» DESCRIPTION OF THE TASK: Pick out all lines in the listing holding the string "this" and copy them.

» PROVIDED DATA:
==============================

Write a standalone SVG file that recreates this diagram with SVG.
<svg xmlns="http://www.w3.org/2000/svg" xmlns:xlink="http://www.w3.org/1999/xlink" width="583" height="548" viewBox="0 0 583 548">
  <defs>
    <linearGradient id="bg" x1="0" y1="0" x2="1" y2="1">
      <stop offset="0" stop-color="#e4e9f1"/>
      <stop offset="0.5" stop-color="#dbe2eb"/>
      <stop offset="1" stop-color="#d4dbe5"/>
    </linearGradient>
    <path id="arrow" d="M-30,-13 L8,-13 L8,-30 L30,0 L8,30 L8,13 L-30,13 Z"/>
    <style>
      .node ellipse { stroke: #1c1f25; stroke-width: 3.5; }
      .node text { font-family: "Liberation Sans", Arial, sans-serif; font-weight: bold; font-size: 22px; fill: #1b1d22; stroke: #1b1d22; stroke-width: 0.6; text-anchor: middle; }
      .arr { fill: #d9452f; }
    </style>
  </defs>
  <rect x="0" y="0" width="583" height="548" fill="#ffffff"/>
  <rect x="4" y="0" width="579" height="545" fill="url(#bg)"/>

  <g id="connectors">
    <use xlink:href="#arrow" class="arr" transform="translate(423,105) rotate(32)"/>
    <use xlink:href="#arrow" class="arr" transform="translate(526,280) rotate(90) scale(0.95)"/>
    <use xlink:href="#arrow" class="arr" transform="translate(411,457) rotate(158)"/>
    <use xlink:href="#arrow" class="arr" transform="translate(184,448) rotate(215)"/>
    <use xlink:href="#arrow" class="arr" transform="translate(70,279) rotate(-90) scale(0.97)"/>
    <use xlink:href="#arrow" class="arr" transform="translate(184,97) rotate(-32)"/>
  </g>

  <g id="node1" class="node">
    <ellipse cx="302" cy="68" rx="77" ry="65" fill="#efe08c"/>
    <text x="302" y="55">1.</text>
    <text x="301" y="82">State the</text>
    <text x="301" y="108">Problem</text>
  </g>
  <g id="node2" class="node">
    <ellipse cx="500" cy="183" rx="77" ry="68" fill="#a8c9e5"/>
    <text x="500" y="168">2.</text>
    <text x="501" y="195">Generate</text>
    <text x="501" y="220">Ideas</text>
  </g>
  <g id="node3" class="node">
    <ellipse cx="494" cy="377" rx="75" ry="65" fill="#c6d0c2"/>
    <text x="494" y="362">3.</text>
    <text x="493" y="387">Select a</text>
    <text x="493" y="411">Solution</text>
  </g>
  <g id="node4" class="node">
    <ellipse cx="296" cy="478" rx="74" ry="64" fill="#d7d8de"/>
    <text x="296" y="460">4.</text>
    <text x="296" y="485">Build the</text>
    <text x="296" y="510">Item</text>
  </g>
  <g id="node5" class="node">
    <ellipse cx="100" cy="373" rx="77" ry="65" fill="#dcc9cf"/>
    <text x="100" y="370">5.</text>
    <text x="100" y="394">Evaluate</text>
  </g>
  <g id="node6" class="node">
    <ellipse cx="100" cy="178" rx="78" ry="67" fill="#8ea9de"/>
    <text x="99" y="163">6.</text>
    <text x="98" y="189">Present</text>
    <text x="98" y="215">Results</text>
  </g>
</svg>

==============================

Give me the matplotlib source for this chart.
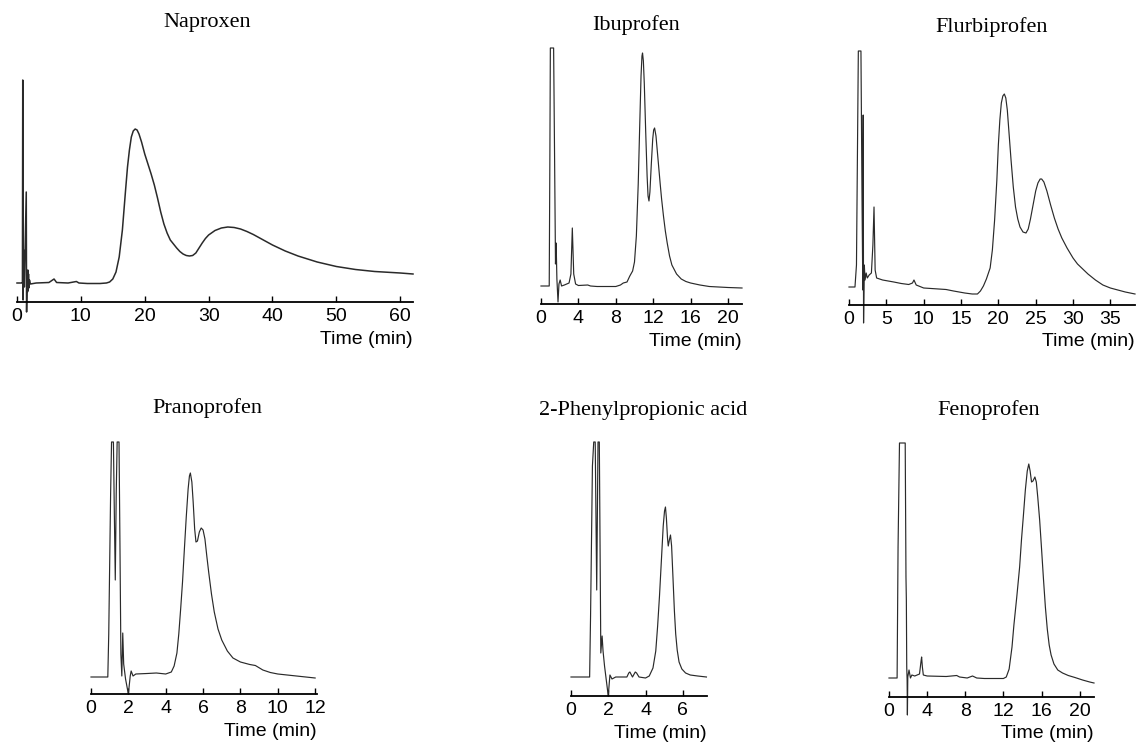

==============================

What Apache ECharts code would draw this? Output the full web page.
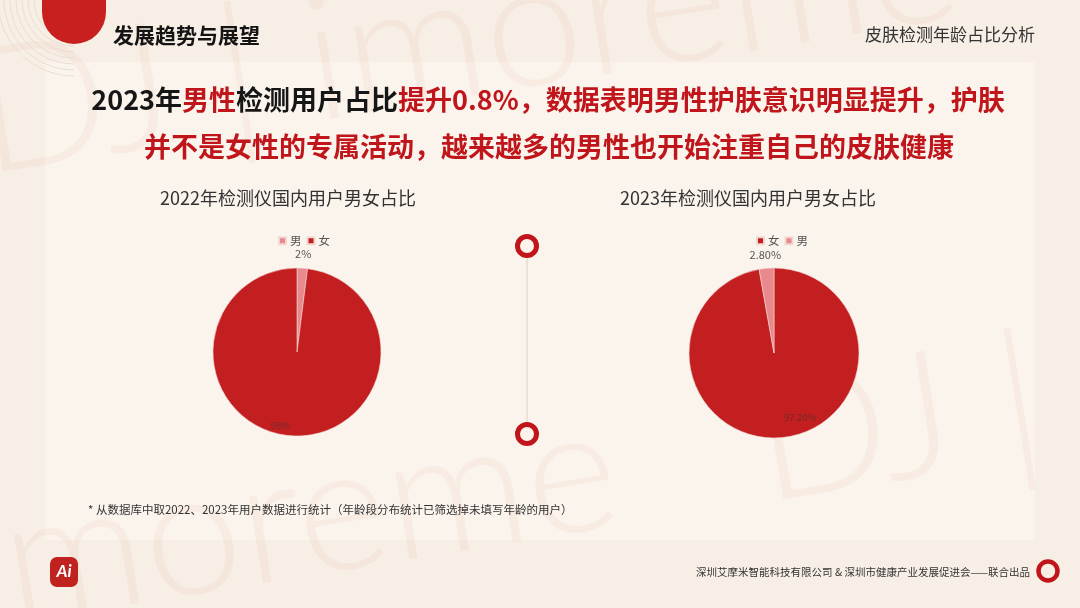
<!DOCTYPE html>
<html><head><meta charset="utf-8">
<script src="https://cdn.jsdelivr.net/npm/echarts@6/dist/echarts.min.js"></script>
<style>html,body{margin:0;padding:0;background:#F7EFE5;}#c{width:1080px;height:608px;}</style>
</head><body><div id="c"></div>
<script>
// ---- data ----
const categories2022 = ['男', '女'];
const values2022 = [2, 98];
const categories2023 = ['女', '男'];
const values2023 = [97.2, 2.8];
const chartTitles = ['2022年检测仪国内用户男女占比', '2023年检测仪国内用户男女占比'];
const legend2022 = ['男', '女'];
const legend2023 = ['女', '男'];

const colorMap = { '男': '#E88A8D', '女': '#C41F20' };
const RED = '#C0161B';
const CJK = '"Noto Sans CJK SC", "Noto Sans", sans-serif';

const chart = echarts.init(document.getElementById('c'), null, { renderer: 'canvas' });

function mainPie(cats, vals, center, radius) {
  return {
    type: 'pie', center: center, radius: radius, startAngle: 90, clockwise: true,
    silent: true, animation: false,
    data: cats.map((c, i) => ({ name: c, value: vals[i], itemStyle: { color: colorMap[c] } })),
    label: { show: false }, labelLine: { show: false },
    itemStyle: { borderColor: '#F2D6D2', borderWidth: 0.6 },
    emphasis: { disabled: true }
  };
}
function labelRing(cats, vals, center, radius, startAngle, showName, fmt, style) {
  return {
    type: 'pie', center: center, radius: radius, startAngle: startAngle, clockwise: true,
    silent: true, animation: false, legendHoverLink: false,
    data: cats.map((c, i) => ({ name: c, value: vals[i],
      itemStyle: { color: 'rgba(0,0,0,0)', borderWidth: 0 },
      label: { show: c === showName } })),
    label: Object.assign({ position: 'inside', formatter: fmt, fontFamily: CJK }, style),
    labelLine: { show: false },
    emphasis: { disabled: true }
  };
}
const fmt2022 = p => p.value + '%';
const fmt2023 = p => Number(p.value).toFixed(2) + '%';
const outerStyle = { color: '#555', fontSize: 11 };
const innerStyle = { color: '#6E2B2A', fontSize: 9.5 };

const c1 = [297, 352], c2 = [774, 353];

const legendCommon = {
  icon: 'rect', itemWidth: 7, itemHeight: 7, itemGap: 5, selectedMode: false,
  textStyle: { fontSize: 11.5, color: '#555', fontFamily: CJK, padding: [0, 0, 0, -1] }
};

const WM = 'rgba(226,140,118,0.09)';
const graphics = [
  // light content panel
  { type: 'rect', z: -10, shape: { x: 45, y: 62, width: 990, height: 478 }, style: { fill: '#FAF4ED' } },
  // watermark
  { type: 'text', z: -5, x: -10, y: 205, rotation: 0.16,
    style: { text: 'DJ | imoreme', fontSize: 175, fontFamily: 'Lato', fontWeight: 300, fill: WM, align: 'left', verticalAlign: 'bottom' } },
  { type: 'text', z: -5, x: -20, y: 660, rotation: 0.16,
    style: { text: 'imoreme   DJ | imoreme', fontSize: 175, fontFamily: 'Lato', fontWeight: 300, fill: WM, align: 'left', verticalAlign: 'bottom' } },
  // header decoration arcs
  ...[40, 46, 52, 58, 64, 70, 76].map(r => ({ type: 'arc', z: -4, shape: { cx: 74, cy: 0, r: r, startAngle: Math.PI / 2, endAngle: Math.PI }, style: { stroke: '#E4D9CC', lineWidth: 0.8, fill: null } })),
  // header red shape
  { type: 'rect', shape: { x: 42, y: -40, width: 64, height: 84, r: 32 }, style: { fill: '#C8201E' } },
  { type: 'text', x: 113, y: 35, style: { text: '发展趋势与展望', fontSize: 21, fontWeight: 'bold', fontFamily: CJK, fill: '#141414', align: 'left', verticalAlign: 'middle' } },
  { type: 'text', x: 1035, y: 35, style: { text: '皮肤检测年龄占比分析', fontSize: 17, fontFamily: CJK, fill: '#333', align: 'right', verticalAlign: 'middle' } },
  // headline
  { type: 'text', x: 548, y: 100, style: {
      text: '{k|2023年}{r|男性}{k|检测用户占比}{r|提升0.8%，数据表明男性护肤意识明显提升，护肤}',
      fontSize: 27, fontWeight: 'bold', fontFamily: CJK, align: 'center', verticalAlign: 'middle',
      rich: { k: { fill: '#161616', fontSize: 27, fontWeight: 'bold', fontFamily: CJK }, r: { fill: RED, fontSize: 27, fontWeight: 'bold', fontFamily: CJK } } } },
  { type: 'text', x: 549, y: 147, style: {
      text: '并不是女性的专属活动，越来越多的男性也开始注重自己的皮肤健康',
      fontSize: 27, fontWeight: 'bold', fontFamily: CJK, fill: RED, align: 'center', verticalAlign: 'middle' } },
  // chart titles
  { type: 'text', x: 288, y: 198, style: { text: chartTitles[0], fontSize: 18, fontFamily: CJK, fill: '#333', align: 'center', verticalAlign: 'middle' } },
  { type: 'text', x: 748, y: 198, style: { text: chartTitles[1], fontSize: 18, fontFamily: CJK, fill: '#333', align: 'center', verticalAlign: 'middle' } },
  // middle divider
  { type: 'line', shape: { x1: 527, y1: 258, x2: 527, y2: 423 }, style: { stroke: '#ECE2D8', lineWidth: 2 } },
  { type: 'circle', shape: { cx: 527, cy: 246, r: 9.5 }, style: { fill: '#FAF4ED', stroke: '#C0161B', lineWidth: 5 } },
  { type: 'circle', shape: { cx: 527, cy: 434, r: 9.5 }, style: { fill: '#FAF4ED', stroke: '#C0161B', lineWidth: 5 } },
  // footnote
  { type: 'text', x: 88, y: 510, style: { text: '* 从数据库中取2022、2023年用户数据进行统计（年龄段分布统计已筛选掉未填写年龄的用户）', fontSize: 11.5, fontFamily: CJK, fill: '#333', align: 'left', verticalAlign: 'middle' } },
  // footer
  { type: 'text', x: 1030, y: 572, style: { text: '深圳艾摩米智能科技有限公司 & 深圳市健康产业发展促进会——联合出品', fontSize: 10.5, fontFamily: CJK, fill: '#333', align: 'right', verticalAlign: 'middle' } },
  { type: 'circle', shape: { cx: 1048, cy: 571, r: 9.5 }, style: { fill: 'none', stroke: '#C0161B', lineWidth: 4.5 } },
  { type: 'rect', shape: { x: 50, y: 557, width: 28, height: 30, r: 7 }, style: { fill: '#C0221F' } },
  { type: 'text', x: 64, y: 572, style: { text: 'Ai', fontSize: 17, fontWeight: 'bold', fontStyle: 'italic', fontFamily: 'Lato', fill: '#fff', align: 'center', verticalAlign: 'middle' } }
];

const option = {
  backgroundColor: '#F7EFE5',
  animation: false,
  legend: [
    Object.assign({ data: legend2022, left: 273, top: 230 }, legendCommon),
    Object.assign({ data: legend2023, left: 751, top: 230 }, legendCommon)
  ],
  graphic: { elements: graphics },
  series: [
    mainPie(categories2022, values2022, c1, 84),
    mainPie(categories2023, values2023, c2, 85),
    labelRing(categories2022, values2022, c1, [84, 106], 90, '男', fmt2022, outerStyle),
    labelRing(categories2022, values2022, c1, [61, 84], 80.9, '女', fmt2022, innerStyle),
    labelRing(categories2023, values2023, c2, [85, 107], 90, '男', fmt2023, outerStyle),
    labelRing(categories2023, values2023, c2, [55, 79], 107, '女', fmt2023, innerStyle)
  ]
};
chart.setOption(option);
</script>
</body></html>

==============================

» RESPONSE:
Write a standalone SVG file that recreates this diagram with SVG.
Give me the matplotlib source for this chart.
What Apache ECharts code would draw this? Output the full web page.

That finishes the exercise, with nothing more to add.